» **GOAL OF THE EXERCISE**
Exclude the pictures and return every line exactly as written.

» **PROVIDED DATA**
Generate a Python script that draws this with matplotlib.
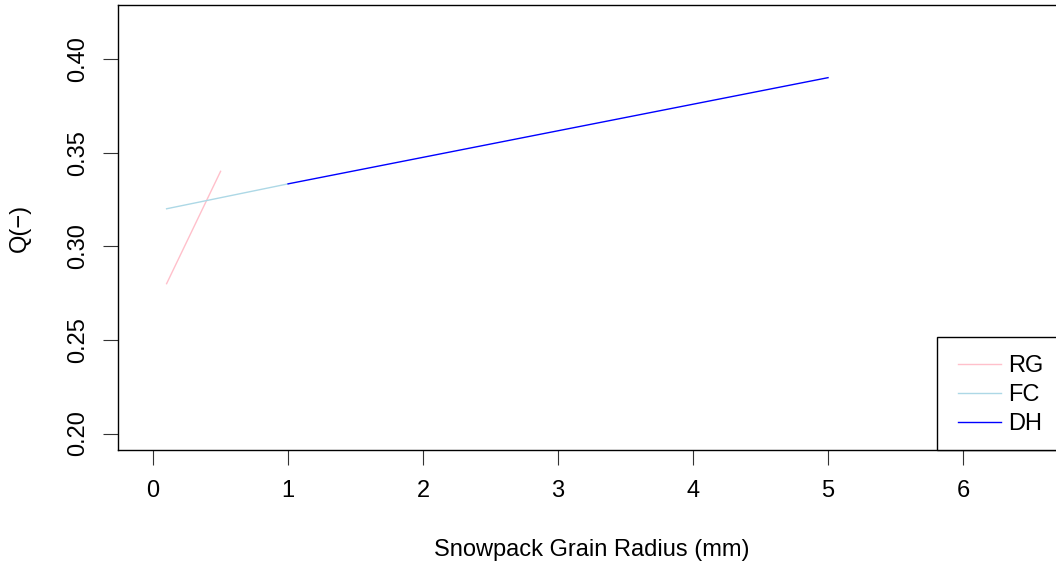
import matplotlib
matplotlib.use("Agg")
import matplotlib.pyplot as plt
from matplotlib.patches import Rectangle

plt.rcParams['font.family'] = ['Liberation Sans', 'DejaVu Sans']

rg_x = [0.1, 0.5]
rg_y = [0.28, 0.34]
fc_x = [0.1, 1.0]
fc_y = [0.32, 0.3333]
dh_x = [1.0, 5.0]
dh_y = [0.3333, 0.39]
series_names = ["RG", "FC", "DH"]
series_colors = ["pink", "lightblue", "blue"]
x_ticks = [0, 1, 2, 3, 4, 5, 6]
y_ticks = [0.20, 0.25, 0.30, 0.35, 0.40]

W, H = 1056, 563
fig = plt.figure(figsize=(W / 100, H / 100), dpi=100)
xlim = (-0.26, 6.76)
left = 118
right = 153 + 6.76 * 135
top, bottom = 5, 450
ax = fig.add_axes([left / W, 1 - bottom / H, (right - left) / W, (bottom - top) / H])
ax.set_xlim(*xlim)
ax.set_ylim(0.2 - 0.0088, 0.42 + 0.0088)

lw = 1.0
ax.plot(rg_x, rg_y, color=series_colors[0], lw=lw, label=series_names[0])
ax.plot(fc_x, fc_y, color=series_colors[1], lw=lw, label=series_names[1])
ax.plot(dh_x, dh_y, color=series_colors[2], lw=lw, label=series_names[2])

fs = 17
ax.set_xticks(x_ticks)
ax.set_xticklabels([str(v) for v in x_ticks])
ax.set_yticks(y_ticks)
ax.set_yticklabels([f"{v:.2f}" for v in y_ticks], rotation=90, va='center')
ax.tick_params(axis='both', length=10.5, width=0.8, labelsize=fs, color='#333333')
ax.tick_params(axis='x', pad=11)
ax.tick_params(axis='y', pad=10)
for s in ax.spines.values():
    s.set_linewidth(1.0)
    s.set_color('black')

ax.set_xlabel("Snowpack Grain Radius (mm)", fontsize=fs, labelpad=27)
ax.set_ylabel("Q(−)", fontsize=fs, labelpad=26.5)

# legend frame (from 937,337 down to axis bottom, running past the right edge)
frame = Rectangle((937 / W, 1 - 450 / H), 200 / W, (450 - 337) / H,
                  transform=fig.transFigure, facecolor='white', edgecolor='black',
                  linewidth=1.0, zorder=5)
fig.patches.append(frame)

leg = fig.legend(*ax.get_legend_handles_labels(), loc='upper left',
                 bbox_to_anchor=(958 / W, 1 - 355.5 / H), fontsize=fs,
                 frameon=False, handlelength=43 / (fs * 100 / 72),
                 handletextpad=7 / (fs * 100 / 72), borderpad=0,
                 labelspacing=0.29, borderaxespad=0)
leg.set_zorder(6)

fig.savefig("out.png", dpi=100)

» **SOLUTION TO THIS TASK**
Generate a Python script that draws this with matplotlib.
import matplotlib
matplotlib.use("Agg")
import matplotlib.pyplot as plt
from matplotlib.patches import Rectangle

plt.rcParams['font.family'] = ['Liberation Sans', 'DejaVu Sans']

rg_x = [0.1, 0.5]
rg_y = [0.28, 0.34]
fc_x = [0.1, 1.0]
fc_y = [0.32, 0.3333]
dh_x = [1.0, 5.0]
dh_y = [0.3333, 0.39]
series_names = ["RG", "FC", "DH"]
series_colors = ["pink", "lightblue", "blue"]
x_ticks = [0, 1, 2, 3, 4, 5, 6]
y_ticks = [0.20, 0.25, 0.30, 0.35, 0.40]

W, H = 1056, 563
fig = plt.figure(figsize=(W / 100, H / 100), dpi=100)
xlim = (-0.26, 6.76)
left = 118
right = 153 + 6.76 * 135
top, bottom = 5, 450
ax = fig.add_axes([left / W, 1 - bottom / H, (right - left) / W, (bottom - top) / H])
ax.set_xlim(*xlim)
ax.set_ylim(0.2 - 0.0088, 0.42 + 0.0088)

lw = 1.0
ax.plot(rg_x, rg_y, color=series_colors[0], lw=lw, label=series_names[0])
ax.plot(fc_x, fc_y, color=series_colors[1], lw=lw, label=series_names[1])
ax.plot(dh_x, dh_y, color=series_colors[2], lw=lw, label=series_names[2])

fs = 17
ax.set_xticks(x_ticks)
ax.set_xticklabels([str(v) for v in x_ticks])
ax.set_yticks(y_ticks)
ax.set_yticklabels([f"{v:.2f}" for v in y_ticks], rotation=90, va='center')
ax.tick_params(axis='both', length=10.5, width=0.8, labelsize=fs, color='#333333')
ax.tick_params(axis='x', pad=11)
ax.tick_params(axis='y', pad=10)
for s in ax.spines.values():
    s.set_linewidth(1.0)
    s.set_color('black')

ax.set_xlabel("Snowpack Grain Radius (mm)", fontsize=fs, labelpad=27)
ax.set_ylabel("Q(−)", fontsize=fs, labelpad=26.5)

# legend frame (from 937,337 down to axis bottom, running past the right edge)
frame = Rectangle((937 / W, 1 - 450 / H), 200 / W, (450 - 337) / H,
                  transform=fig.transFigure, facecolor='white', edgecolor='black',
                  linewidth=1.0, zorder=5)
fig.patches.append(frame)

leg = fig.legend(*ax.get_legend_handles_labels(), loc='upper left',
                 bbox_to_anchor=(958 / W, 1 - 355.5 / H), fontsize=fs,
                 frameon=False, handlelength=43 / (fs * 100 / 72),
                 handletextpad=7 / (fs * 100 / 72), borderpad=0,
                 labelspacing=0.29, borderaxespad=0)
leg.set_zorder(6)

fig.savefig("out.png", dpi=100)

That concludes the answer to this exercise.